## begin Information provided

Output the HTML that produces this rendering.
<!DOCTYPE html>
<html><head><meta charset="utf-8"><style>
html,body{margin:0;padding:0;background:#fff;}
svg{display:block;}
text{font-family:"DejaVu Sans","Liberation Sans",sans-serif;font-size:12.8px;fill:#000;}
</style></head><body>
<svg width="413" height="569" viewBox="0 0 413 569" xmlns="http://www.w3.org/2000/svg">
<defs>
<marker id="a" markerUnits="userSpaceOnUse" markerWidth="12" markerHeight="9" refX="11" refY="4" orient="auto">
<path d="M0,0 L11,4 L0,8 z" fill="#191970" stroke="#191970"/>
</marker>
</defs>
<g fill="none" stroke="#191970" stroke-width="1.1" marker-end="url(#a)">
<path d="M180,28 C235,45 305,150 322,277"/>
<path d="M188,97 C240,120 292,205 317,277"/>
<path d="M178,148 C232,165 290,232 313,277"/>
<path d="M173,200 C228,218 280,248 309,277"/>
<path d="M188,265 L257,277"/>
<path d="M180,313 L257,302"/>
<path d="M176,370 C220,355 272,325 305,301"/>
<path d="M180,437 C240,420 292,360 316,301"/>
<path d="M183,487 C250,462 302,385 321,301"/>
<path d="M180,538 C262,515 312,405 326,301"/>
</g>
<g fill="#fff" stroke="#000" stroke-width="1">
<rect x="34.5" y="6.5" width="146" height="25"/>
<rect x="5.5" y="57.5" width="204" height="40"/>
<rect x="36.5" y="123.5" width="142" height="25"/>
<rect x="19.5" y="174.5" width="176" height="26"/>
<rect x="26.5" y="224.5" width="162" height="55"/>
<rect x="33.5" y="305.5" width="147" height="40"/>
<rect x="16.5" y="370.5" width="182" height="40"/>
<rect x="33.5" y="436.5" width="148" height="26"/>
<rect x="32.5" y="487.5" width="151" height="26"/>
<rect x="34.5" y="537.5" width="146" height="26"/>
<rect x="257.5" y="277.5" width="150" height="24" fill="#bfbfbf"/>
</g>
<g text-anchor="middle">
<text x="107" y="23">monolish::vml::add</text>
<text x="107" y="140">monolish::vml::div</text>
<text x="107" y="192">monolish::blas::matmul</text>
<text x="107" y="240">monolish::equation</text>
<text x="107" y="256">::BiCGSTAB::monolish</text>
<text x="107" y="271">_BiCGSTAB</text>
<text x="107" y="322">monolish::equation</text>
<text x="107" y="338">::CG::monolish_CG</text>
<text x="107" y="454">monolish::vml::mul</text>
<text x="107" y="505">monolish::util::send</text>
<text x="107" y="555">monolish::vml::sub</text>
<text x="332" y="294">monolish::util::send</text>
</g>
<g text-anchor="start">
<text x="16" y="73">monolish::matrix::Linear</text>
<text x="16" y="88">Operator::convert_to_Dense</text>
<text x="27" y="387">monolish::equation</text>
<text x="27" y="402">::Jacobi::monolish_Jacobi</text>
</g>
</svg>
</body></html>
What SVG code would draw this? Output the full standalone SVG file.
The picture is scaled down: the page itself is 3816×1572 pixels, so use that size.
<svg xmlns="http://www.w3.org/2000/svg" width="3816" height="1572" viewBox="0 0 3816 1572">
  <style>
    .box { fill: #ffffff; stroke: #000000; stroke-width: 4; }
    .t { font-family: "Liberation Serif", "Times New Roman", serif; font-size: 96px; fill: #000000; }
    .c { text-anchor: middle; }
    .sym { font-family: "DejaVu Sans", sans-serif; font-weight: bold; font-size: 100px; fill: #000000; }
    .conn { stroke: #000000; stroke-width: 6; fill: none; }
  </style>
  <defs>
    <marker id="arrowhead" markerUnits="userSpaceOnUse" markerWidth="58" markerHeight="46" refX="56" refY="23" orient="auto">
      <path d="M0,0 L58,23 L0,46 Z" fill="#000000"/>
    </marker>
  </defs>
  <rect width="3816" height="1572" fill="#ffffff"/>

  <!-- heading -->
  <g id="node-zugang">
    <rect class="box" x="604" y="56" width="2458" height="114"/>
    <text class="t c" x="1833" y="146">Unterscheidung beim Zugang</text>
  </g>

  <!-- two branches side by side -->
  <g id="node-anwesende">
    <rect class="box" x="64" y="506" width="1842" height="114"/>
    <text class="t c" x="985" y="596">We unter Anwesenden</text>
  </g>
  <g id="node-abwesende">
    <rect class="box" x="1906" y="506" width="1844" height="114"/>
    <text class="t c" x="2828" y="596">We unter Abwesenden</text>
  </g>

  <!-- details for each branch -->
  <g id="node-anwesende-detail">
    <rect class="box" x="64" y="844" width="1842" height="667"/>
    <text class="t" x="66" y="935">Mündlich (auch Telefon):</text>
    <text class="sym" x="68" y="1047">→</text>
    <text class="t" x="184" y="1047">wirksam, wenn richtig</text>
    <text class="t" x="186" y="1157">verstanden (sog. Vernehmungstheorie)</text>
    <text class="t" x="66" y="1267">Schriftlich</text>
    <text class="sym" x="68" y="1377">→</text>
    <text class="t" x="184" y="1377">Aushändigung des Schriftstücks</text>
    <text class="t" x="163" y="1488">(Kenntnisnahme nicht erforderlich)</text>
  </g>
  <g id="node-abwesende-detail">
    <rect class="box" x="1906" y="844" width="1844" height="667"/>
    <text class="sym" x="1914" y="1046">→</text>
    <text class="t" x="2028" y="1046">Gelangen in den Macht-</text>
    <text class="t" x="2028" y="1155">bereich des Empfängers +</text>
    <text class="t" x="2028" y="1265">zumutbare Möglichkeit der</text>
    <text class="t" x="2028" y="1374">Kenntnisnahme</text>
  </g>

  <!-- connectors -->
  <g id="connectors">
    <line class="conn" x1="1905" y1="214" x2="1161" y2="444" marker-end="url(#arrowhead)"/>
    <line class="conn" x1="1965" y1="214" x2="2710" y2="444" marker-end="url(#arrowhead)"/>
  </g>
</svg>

## end Information provided

- Requirement:
Of the lines in the material, how many hold the word "that"? Reply with the number only.

- The completed task:
2